D.J. was convicted of dangerous assault and sentenced to six years and six months’ imprisonment in October 1998 by the Berlin Regional Court, which found that he had stalked his former girlfriend and had eventually stabbed her with scissors with the intention of killing her. At the same time the court ordered his preventive detention. It considered that D.J., who had previously been convicted of similar offences, had a propensity to commit serious violent offences and was dangerous to the public. After having served his full term of imprisonment in February 2005, D.J. remained in detention without a formal decision of the courts because the proceedings were delayed. In June 2007 he was released after the Berlin Court of Appeal had decided that his continued preventive detention without a decision by the competent court was unlawful.

In July 2007 the Berlin Regional Court ordered the execution of his preventive detention, in accordance with the relevant provisions of the German Criminal Code, referring to the view of a psychotherapist and concluding that D.J. was still dangerous to the public. He remained at liberty while his appeal against the decision was pending. During that time, he found a flat and a job, and voluntarily started psychotherapy. In May 2008, the Berlin Court of Appeal upheld the Regional Court’s decision, concluding that there was still a very high risk that D.J. would reoffend and commit serious offences. Following that decision, he voluntarily returned to prison. His constitutional complaint against the courts’ decision for his continued preventive detention was unsuccessful, and an application before the European Court of Human Rights in this context was declared inadmissible.

In its first periodic review proceedings, the Berlin Regional Court decided, in October 2009, that D.J. was to remain in preventive detention, finding that it could be reasonably expected that he would commit further offences if released. The court took into consideration a written statement of the prison authorities of March 2009 to the effect that he was not willing to work on his problems and refused any treatment in the detention centre. It also heard D.J. in September 2009, and it relied on two expert opinions dating from 2005 and 2006 respectively, while dismissing D.J.’s request for a new psychiatric expert opinion. At the same time, the court found that D.J. was to be allowed to continue his therapy with the external psychologist, who had treated him while at liberty, which he had not been authorised to pursue since his renewed preventive detention.

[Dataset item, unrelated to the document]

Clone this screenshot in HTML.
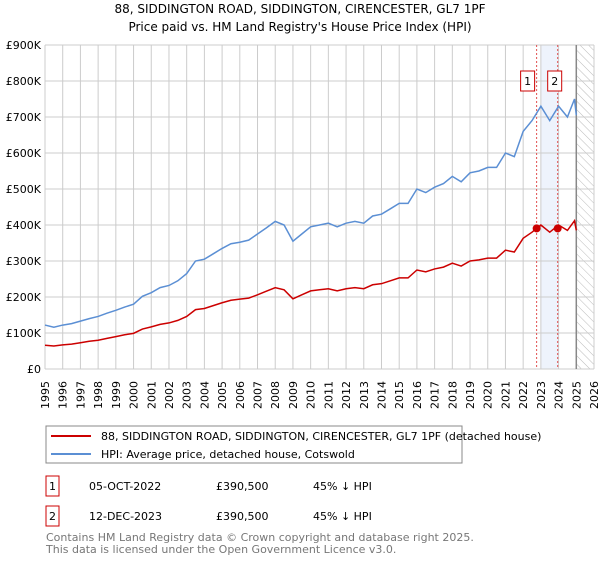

The decision for his continued preventive detention was upheld by the Berlin Court of Appeal in March 2010. In June 2010 the Federal Constitutional Court declined to consider D.J.’s constitutional complaint against the decisions of the Regional Court and the Court of Appeal.

D.J. was eventually released on parole in November 2013.

D.J. alleged in particular that the October 2009 order for the continued execution of his preventive detention, subsequently upheld by the German courts, had been in breach of Article 5 § 1 (a) (right to liberty and security), complaining that his detention had been based on an old and insufficient psychiatric expert opinion and that, previous to that order, he had not been authorised to continue therapy with the external therapist.